Le personnage ne manquait pas de charisme et ses talents d’orateur étaient certains. Il organisa non sans succès de nombreuses et importantes manifestations, qui parfois se soldèrent par des incidents violents, lesquels ne pouvaient qu’aggraver la tension avec le gouvernement central. Sur sa lancée « fondamentaliste », il ne manquait pas non plus de critiquer la bureaucratie de Bangkok, d’éreinter les initiatives de l’armée, et d’attaquer les mollahs, les religieux en place, et même le « Chula Rajamontri », instance supérieure de l’islam thaïlandais (9), unanimement reconnue et respectée dans tous les milieux.
L’ambassade iranienne à Bangkok est loin d’être innocente dans cette montée de l’intégrisme. Ses employés traduisent dans les dialectes locaux des tracts politico-religieux qui sont ensuite diffusés dans les communautés musulmanes. Le ministère des Affaires étrangères a fort à faire pour les rappeler périodiquement à l’ordre en raison de leurs manquements au devoir de réserve. Tout récemment, 10 jeunes thaïlandais, qui ont terminé leurs études à Téhéran, sont rentrés au pays pour y mener leurs activités missionnaires. 90 autres sont aussi de retour après avoir suivi un entraînement paramilitaire en Lybie, pays avec lequel la Thaïlande n’entretient pas de relations diplomatiques depuis belle lurette (10).
Dans l’état actuel des choses, affirme un membre d’une association islamique, il suffirait d’une étincelle pour mettre le feu aux poudres.
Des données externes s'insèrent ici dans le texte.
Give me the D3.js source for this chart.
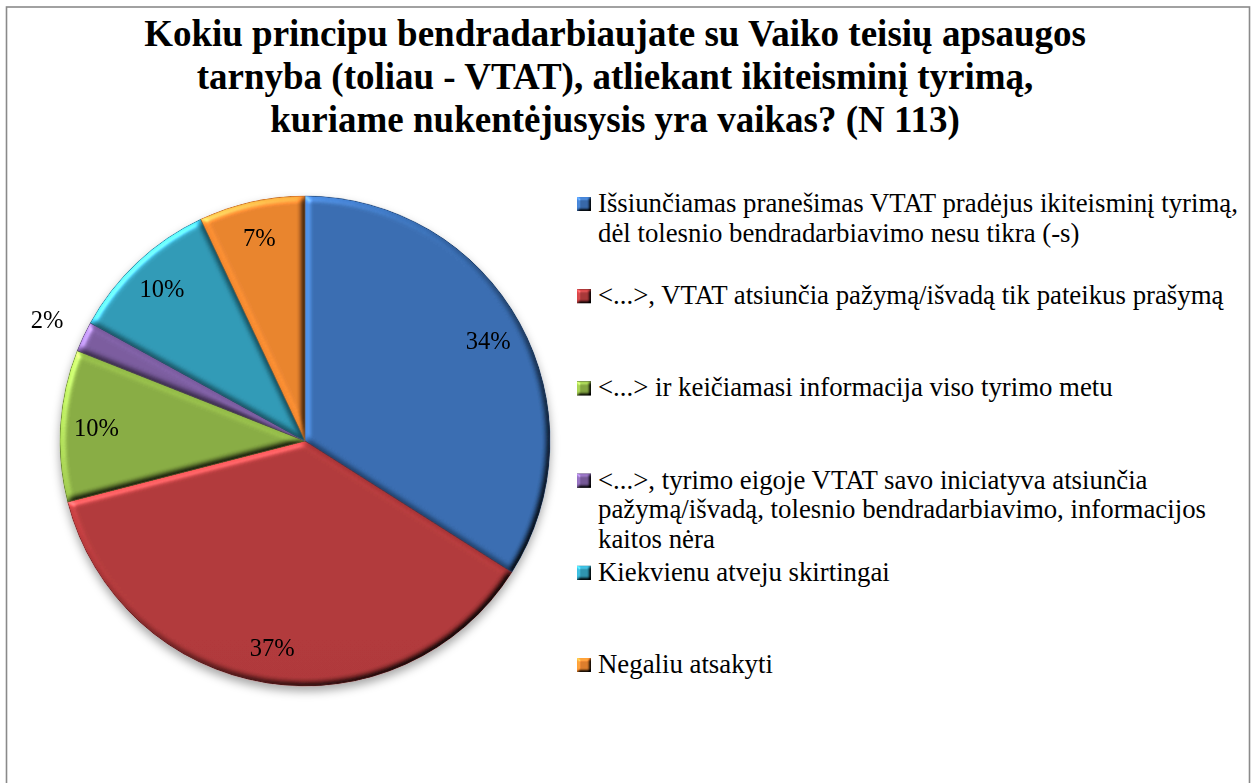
<!DOCTYPE html>
<html>
<head>
<meta charset="utf-8">
<script src="https://cdn.jsdelivr.net/npm/d3@7"></script>
<style>
  body { margin: 0; background: #fff; }
  svg { display: block; font-family: "Liberation Serif", "Times New Roman", serif; }
</style>
</head>
<body>
<div id="chart"></div>
<script>
// data
const titleLines = [
  "Kokiu principu bendradarbiaujate su Vaiko teisių apsaugos",
  "tarnyba (toliau - VTAT), atliekant ikiteisminį tyrimą,",
  "kuriame nukentėjusysis yra vaikas? (N 113)"
];
const categories = [
  "Išsiunčiamas pranešimas VTAT pradėjus ikiteisminį tyrimą,\ndėl tolesnio bendradarbiavimo nesu tikra (-s)",
  "<...>, VTAT atsiunčia pažymą/išvadą tik pateikus prašymą",
  "<...> ir keičiamasi informacija viso tyrimo metu",
  "<...>, tyrimo eigoje VTAT savo iniciatyva atsiunčia\npažymą/išvadą, tolesnio bendradarbiavimo, informacijos\nkaitos nėra",
  "Kiekvienu atveju skirtingai",
  "Negaliu atsakyti"
];
const values = [34, 37, 10, 2, 10, 7];
const colors = ["#386CB0", "#B0383A", "#88AC42", "#795B9D", "#2F9AB6", "#E8832D"];

const width = 1256, height = 783;
const cx = 305, cy = 441, radius = 245;

const svg = d3.select("#chart").append("svg")
  .attr("width", width)
  .attr("height", height);

const defs = svg.append("defs");

function addBevel(id, blur, scale) {
  const f = defs.append("filter").attr("id", id)
    .attr("color-interpolation-filters", "sRGB")
    .attr("x", "-10%").attr("y", "-10%").attr("width", "120%").attr("height", "120%");
  f.append("feGaussianBlur").attr("in", "SourceAlpha").attr("stdDeviation", blur).attr("result", "blur");
  f.append("feDiffuseLighting").attr("in", "blur").attr("surfaceScale", scale)
    .attr("diffuseConstant", 1).attr("lighting-color", "#fff").attr("result", "diff")
    .append("feDistantLight").attr("azimuth", 225).attr("elevation", 40);
  f.append("feComposite").attr("in", "SourceGraphic").attr("in2", "diff")
    .attr("operator", "arithmetic").attr("k1", 1.46).attr("k2", 0).attr("k3", 0).attr("k4", 0)
    .attr("result", "shaded");
  f.append("feSpecularLighting").attr("in", "blur").attr("surfaceScale", scale)
    .attr("specularConstant", 0.7).attr("specularExponent", 28)
    .attr("lighting-color", "#fff").attr("result", "spec")
    .append("feDistantLight").attr("azimuth", 225).attr("elevation", 40);
  f.append("feComposite").attr("in", "spec").attr("in2", "SourceAlpha")
    .attr("operator", "in").attr("result", "specIn");
  f.append("feComposite").attr("in", "shaded").attr("in2", "specIn")
    .attr("operator", "arithmetic").attr("k1", 0).attr("k2", 1).attr("k3", 0.3).attr("k4", 0);
}
addBevel("bevel", 3, 3);
addBevel("bevelSmall", 1.6, 2);

const shadow = defs.append("filter").attr("id", "shadow")
  .attr("x", "-10%").attr("y", "-10%").attr("width", "120%").attr("height", "125%");
shadow.append("feDropShadow").attr("dx", 0).attr("dy", 5).attr("stdDeviation", 5)
  .attr("flood-color", "#000").attr("flood-opacity", 0.35);

colors.forEach((c, i) => {
  const g = defs.append("linearGradient").attr("id", "grad" + i)
    .attr("gradientUnits", "userSpaceOnUse")
    .attr("x1", 0).attr("y1", cy - radius).attr("x2", 0).attr("y2", cy + radius);
  g.append("stop").attr("offset", 0).attr("stop-color", d3.color(c).brighter(0.15));
  g.append("stop").attr("offset", 1).attr("stop-color", d3.color(c).darker(0.25));
});

// frame
svg.append("rect")
  .attr("x", 6.5).attr("y", 7).attr("width", 1243).attr("height", 800)
  .attr("fill", "#fff").attr("stroke", "#8a8a8a").attr("stroke-width", 1.6);

// title
svg.append("g").selectAll("text")
  .data(titleLines)
  .enter().append("text")
  .attr("x", 615)
  .attr("y", (d, i) => 46 + i * 43)
  .attr("text-anchor", "middle")
  .attr("font-size", "37px")
  .attr("font-weight", "700")
  .attr("fill", "#000")
  .text(d => d);

// pie
const pie = d3.pie().sort(null).value(d => d);
const arcs = pie(values);
const arc = d3.arc().innerRadius(0).outerRadius(radius);
const labelArc = d3.arc().innerRadius(209).outerRadius(209);
const outArc = d3.arc().innerRadius(285).outerRadius(285);

const pieG = svg.append("g")
  .attr("transform", `translate(${cx},${cy})`);

const sliceG = pieG.append("g").attr("filter", "url(#shadow)");
sliceG.selectAll("path")
  .data(arcs)
  .enter().append("path")
  .attr("d", arc)
  .attr("fill", (d, i) => `url(#grad${i})`)
  .attr("filter", "url(#bevel)");

sliceG.selectAll("path.edge")
  .data(arcs)
  .enter().append("path")
  .attr("class", "edge")
  .attr("d", arc)
  .attr("fill", "none")
  .attr("stroke", (d, i) => d3.color(colors[i]).darker(0.8))
  .attr("stroke-opacity", 0.5)
  .attr("stroke-width", 0.8);

pieG.selectAll("text")
  .data(arcs)
  .enter().append("text")
  .attr("transform", d => `translate(${(d.data < 5 ? outArc : labelArc).centroid(d)})`)
  .attr("text-anchor", "middle")
  .attr("dy", "0.35em")
  .attr("font-size", "24.5px")
  .attr("fill", "#000")
  .text(d => d.data + "%");

// legend
const legend = svg.append("g");
const item = legend.selectAll("g")
  .data(categories)
  .enter().append("g")
  .attr("transform", (d, i) => `translate(577,${212 + i * 92.2})`);

item.append("rect")
  .attr("x", 0).attr("y", -15)
  .attr("width", 14).attr("height", 14)
  .attr("fill", (d, i) => colors[i])
  .attr("filter", "url(#bevelSmall)");

item.append("text")
  .attr("font-size", "26.8px")
  .attr("fill", "#000")
  .selectAll("tspan")
  .data(d => d.split("\n"))
  .enter().append("tspan")
  .attr("x", 21)
  .attr("y", (d, j) => j * 29.5)
  .text(d => d);
</script>
</body>
</html>
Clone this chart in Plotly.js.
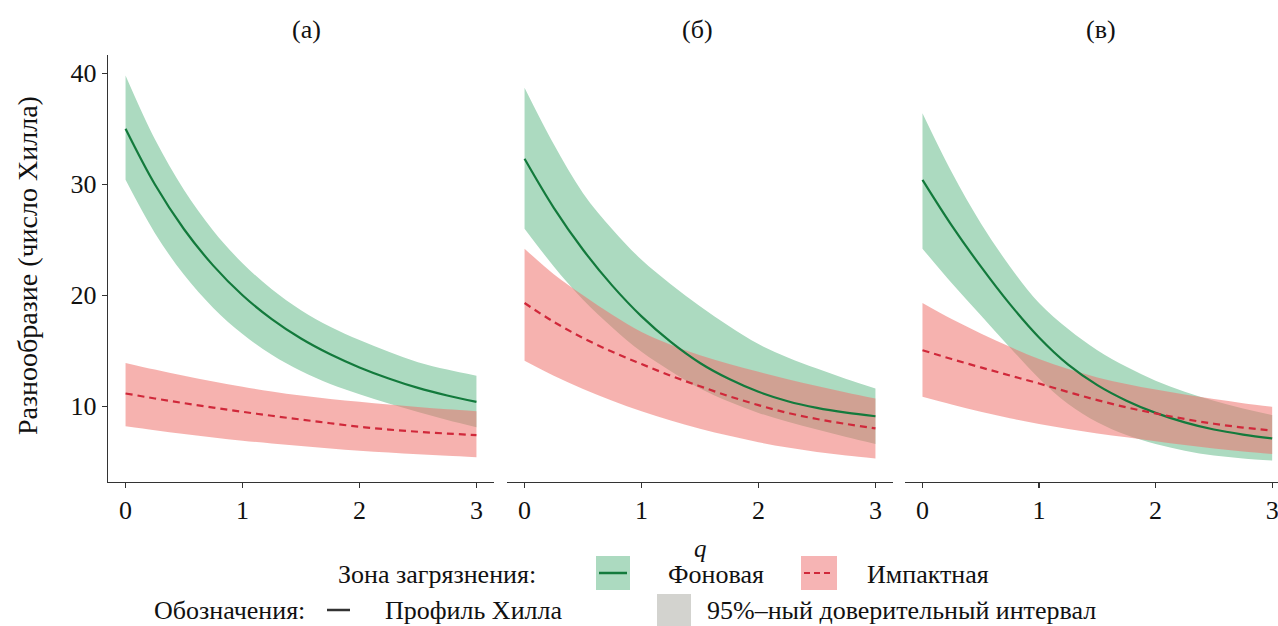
<!DOCTYPE html>
<html>
<head>
<meta charset="utf-8">
<script src="https://cdn.plot.ly/plotly-3.0.1.min.js"></script>
<style>
html,body{margin:0;padding:0;background:#fff;overflow:hidden;}
#chart{width:1278px;height:626px;}
</style>
</head>
<body>
<div id="chart"></div>
<script>
// q values (order of Hill number)
const qVals = [0, 0.25, 0.5, 0.75, 1, 1.25, 1.5, 1.75, 2, 2.25, 2.5, 2.75, 3];
const xTicks = [0, 1, 2, 3];
const yTicks = [10, 20, 30, 40];
const panelTitles = ["(а)", "(б)", "(в)"];

// Panel (а)
const fonA_mean = [35.0, 30.0, 25.95, 22.67, 20.0, 17.85, 16.1, 14.68, 13.5, 12.5, 11.65, 10.97, 10.4];
const fonA_hi   = [39.8, 34.07, 29.49, 25.82, 22.89, 20.54, 18.66, 17.16, 15.96, 14.9, 13.97, 13.3, 12.75];
const fonA_lo   = [30.4, 25.62, 21.84, 18.86, 16.5, 14.64, 13.17, 12.01, 11.09, 10.24, 9.48, 8.76, 8.1];
const impA_mean = [11.15, 10.7, 10.28, 9.88, 9.5, 9.14, 8.8, 8.47, 8.15, 7.9, 7.7, 7.54, 7.4];
const impA_hi   = [13.9, 13.3, 12.74, 12.22, 11.75, 11.33, 10.96, 10.65, 10.4, 10.15, 9.92, 9.72, 9.55];
const impA_lo   = [8.2, 7.84, 7.5, 7.19, 6.9, 6.65, 6.42, 6.2, 6.0, 5.83, 5.67, 5.53, 5.4];

// Panel (б)
const fonB_mean = [32.3, 27.88, 24.1, 20.87, 18.1, 15.8, 13.9, 12.45, 11.3, 10.45, 9.85, 9.42, 9.1];
const fonB_hi   = [38.7, 33.6, 29.2, 25.95, 23.2, 21.0, 19.0, 17.2, 15.6, 14.4, 13.4, 12.45, 11.6];
const fonB_lo   = [26.0, 22.6, 19.6, 17.1, 14.9, 13.15, 11.6, 10.4, 9.4, 8.6, 7.9, 7.22, 6.6];
const impB_mean = [19.3, 17.6, 16.15, 14.9, 13.8, 12.75, 11.8, 10.9, 10.1, 9.4, 8.85, 8.4, 8.0];
const impB_hi   = [24.2, 21.9, 20.0, 18.25, 16.7, 15.55, 14.6, 13.8, 13.1, 12.44, 11.82, 11.24, 10.7];
const impB_lo   = [14.1, 12.75, 11.55, 10.5, 9.55, 8.72, 7.98, 7.33, 6.76, 6.28, 5.88, 5.56, 5.3];

// Panel (в)
const fonC_mean = [30.4, 26.3, 22.6, 19.2, 16.2, 13.75, 11.9, 10.5, 9.4, 8.55, 7.9, 7.45, 7.1];
const fonC_hi   = [36.4, 31.1, 26.5, 22.6, 19.3, 16.95, 15.05, 13.55, 12.3, 11.3, 10.5, 9.8, 9.2];
const fonC_lo   = [24.2, 21.1, 18.2, 15.3, 12.5, 10.2, 8.55, 7.4, 6.6, 6.0, 5.55, 5.3, 5.1];
const impC_mean = [15.05, 14.25, 13.5, 12.77, 12.05, 11.28, 10.55, 9.9, 9.35, 8.85, 8.42, 8.08, 7.8];
const impC_hi   = [19.3, 17.85, 16.55, 15.35, 14.25, 13.35, 12.6, 12.0, 11.5, 11.05, 10.65, 10.28, 9.95];
const impC_lo   = [10.85, 10.15, 9.5, 8.92, 8.4, 7.95, 7.55, 7.2, 6.85, 6.5, 6.2, 5.93, 5.7];

const FONT = 'Liberation Serif, Times New Roman, serif';
const GREEN_FILL = '#acdac0';
const PINK_FILL = 'rgba(239,115,110,0.55)';
const PINK_KEY = '#f6b4b4';
const GREEN_LINE = '#137a3c';
const RED_LINE = '#d0283a';

const panels = [
  {xa: 'x',  fm: fonA_mean, fh: fonA_hi, fl: fonA_lo, im: impA_mean, ih: impA_hi, il: impA_lo},
  {xa: 'x2', fm: fonB_mean, fh: fonB_hi, fl: fonB_lo, im: impB_mean, ih: impB_hi, il: impB_lo},
  {xa: 'x3', fm: fonC_mean, fh: fonC_hi, fl: fonC_lo, im: impC_mean, ih: impC_hi, il: impC_lo}
];

const traces = [];
panels.forEach(p => {
  const base = {x: qVals, xaxis: p.xa, yaxis: 'y', mode: 'lines', showlegend: false, hoverinfo: 'skip'};
  traces.push(Object.assign({}, base, {y: p.fl, line: {width: 0, shape: 'spline', color: GREEN_FILL}}));
  traces.push(Object.assign({}, base, {y: p.fh, fill: 'tonexty', fillcolor: GREEN_FILL, line: {width: 0, shape: 'spline', color: GREEN_FILL}}));
  traces.push(Object.assign({}, base, {y: p.il, line: {width: 0, shape: 'spline', color: PINK_FILL}}));
  traces.push(Object.assign({}, base, {y: p.ih, fill: 'tonexty', fillcolor: PINK_FILL, line: {width: 0, shape: 'spline', color: PINK_FILL}}));
});
panels.forEach(p => {
  const base = {x: qVals, xaxis: p.xa, yaxis: 'y', mode: 'lines', showlegend: false, hoverinfo: 'skip'};
  traces.push(Object.assign({}, base, {y: p.fm, line: {width: 2.2, shape: 'spline', color: GREEN_LINE}}));
  traces.push(Object.assign({}, base, {y: p.im, line: {width: 2.2, shape: 'spline', color: RED_LINE, dash: '7px,5px'}}));
});

const W = 1278, H = 626;
const px = v => v / W;
const py = v => 1 - v / H;

function xax(d0, d1, r1) {
  return {
    domain: [px(d0), px(d1)], range: [-0.15, r1], anchor: 'y',
    tickvals: xTicks, ticktext: xTicks.map(String),
    showline: true, linecolor: '#333', linewidth: 1.2,
    ticks: 'outside', ticklen: 5, tickcolor: '#333', tickwidth: 1.2,
    tickfont: {family: FONT, size: 26, color: '#111'},
    ticklabeloverflow: 'allow',
    showgrid: false, zeroline: false, fixedrange: true
  };
}

const txt = (text, x, y, opts) => Object.assign({
  text: text, x: px(x), y: py(y), xref: 'paper', yref: 'paper', showarrow: false,
  xanchor: 'left', yanchor: 'middle', font: {family: FONT, size: 26, color: '#111'}
}, opts || {});

const layout = {
  width: W, height: H,
  margin: {l: 0, r: 0, t: 0, b: 0},
  paper_bgcolor: '#fff', plot_bgcolor: '#fff',
  showlegend: false,
  xaxis: xax(108, 494, 3.15),
  xaxis2: xax(507, 893, 3.15),
  xaxis3: xax(905, 1278, 3.05),
  yaxis: {
    domain: [py(481.7), py(55)], range: [3.2, 41.65], anchor: 'x',
    tickvals: yTicks, ticktext: yTicks.map(String),
    showline: true, linecolor: '#333', linewidth: 1.2,
    ticks: 'outside', ticklen: 5, tickcolor: '#333', tickwidth: 1.2,
    tickfont: {family: FONT, size: 26, color: '#111'},
    showgrid: false, zeroline: false, fixedrange: true
  },
  annotations: [
    txt(panelTitles[0], 306, 30, {xanchor: 'center'}),
    txt(panelTitles[1], 697, 30, {xanchor: 'center'}),
    txt(panelTitles[2], 1101, 30, {xanchor: 'center'}),
    txt('Разнообразие (число Хилла)', 27, 266, {xanchor: 'center', textangle: -90, font: {family: FONT, size: 28, color: '#111'}}),
    txt('<i>q</i>', 700, 548, {xanchor: 'center', font: {family: FONT, size: 25, color: '#111'}}),
    txt('Зона загрязнения:', 336, 574),
    txt('Фоновая', 666, 574),
    txt('Импактная', 865, 574),
    txt('Обозначения:', 152, 610),
    txt('Профиль Хилла', 383, 610),
    txt('95%–ный доверительный интервал', 705, 610)
  ],
  shapes: [
    {type: 'rect', xref: 'paper', yref: 'paper', x0: px(596), x1: px(630), y0: py(590), y1: py(556), fillcolor: GREEN_FILL, line: {width: 0}},
    {type: 'line', xref: 'paper', yref: 'paper', x0: px(599), x1: px(627), y0: py(573), y1: py(573), line: {color: GREEN_LINE, width: 2.5}},
    {type: 'rect', xref: 'paper', yref: 'paper', x0: px(801), x1: px(837), y0: py(590), y1: py(556), fillcolor: PINK_KEY, line: {width: 0}},
    {type: 'line', xref: 'paper', yref: 'paper', x0: px(804), x1: px(834), y0: py(573), y1: py(573), line: {color: RED_LINE, width: 2.2, dash: '6px,4px'}},
    {type: 'line', xref: 'paper', yref: 'paper', x0: px(327), x1: px(350), y0: py(610), y1: py(610), line: {color: '#333', width: 2.5}},
    {type: 'rect', xref: 'paper', yref: 'paper', x0: px(657), x1: px(691), y0: py(626), y1: py(594), fillcolor: '#d3d3cf', line: {width: 0}}
  ]
};

Plotly.newPlot('chart', traces, layout, {displayModeBar: false, staticPlot: true});
</script>
</body>
</html>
Beaucoup de jeunes, dit-il, sont maintenant « intoxiquésTout en affirmant n’avoir aucun intérêt pour le chiisme militant d’un Sorayuth Sakulnasantisat, se méfiant aussi de ses accointances antérieures avec l’armée et de son attitude courtisane vis-à-vis de l’Iran, nombreux sont pourtant ceux qui avouent voir dans son message le reflet de la réalité qu’ils vivent, en même temps qu’un début de réponse à leurs interrogations. Ils subissent la séduction du fondamentalisme sans en éprouver encore la perversité.